Concord appears therefore to mean friendship between citizens, which indeed is the ordinary use of the term; for it refers to the interests and concerns of life. [3]

Now concord in this sense exists between good men, since these are of one mind both with themselves and with one another, as they always stand more or less on the same ground; for good men's wishes are steadfast, and do not ebb and flow like the tide, and they wish for just and expedient ends, which they strive to attain in common. [4] The base on the other hand are incapable of concord, except in some small degree, as they are of friendship, since they try to get more than their share of advantages, and take less than their share of labors and public burdens.

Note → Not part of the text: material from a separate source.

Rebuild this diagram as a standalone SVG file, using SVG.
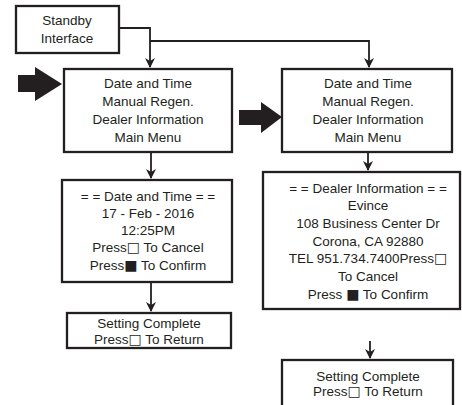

And while each desires this for himself, he spies on his neighbor to prevent him from doing likewise; for unless they keep watch over one another, the common interests go to ruin. The result is discord, everybody trying to make others do their duty but refusing to do it themselves. 7.

Benefactors seem to love those whom they benefit more than those who have received benefits love those who have conferred them; and it is asked why this is so, as it seems to be unreasonable. The view most generally taken is that it is because the one party is in the position of a debtor and the other of a creditor; just as therefore in the case of a loan, whereas the borrower would be glad to have his creditor out of the way, the lender actually watches over his debtor's safety, so it is thought that the conferrer of a benefit wishes the recipient to live in order that he may receive a return, but the recipient is not particularly anxious to make a return. Epicharmus no doubt would say that people who give this explanation are ‘looking at the seamy side’1 of life; but all the same it appears to be not untrue to human nature, for most men have short memories, and are more desirous of receiving benefits than of bestowing them. [2]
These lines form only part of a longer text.